Galactic tides and the outer density profile of the Sculptor and Ursa Minor dwarf spheroidals

TL;DR

This study uses N-body simulations to assess whether Galactic tides explain the outer stellar populations of Sculptor and Ursa Minor dwarf spheroidals, concluding they are likely intrinsic features rather than tidal debris.

Contribution

It demonstrates that Galactic tides are insufficient to produce the observed outer stars, suggesting alternative origins like past mergers or multiple components.

Findings

Galactic tides do not significantly affect Scl and UMi density profiles.

Outer stars are likely intrinsic, not tidal debris.

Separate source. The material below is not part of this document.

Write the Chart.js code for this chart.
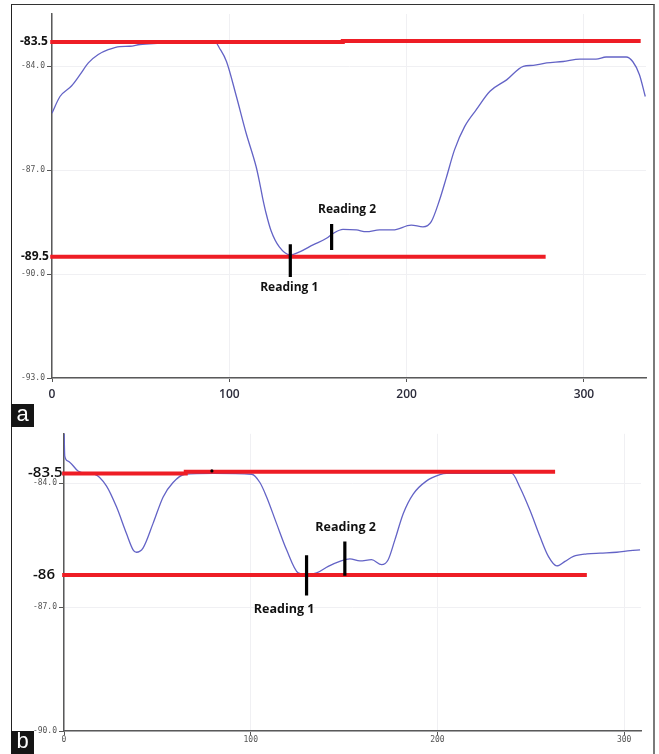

LMC encounters weakly perturb Scl's orbit.

Abstract

Most dwarf spheroidal (dSph) satellites of the Milky Way follow exponential surface density profiles that decline sharply in the outer regions. The Sculptor (Scl) and Ursa Minor (UMi) dSphs deviate from this trend and show a clear excess of stars in the outskirts. Individual members have recently been identified as far as ${\sim}10$ effective radii from the center in both systems. We study whether far-outlying stars in Scl and UMi may result from Galactic tidal forces using idealized N-body simulations. Our results indicate that, on their current orbits, neither galaxy has experienced tidal forces sufficient to affect its stellar density profile. The observed velocity dispersion and size of Scl and UMi imply the dwarfs are simply too dense to have been affected by Galactic tides. We also find weak tidal evolution when including the effects of the Large Magellanic Cloud, which our simulations suggest substantially perturbed Scl's orbit during a close encounter. Our results are insensitive to assumptions about the detailed dark matter density profile of either galaxy, including the presence of an inner core. We conclude that the outlying stars in Scl or UMi are not of tidal origin, but rather innate features that possibly reflect past merger events or the presence of multiple dynamical components.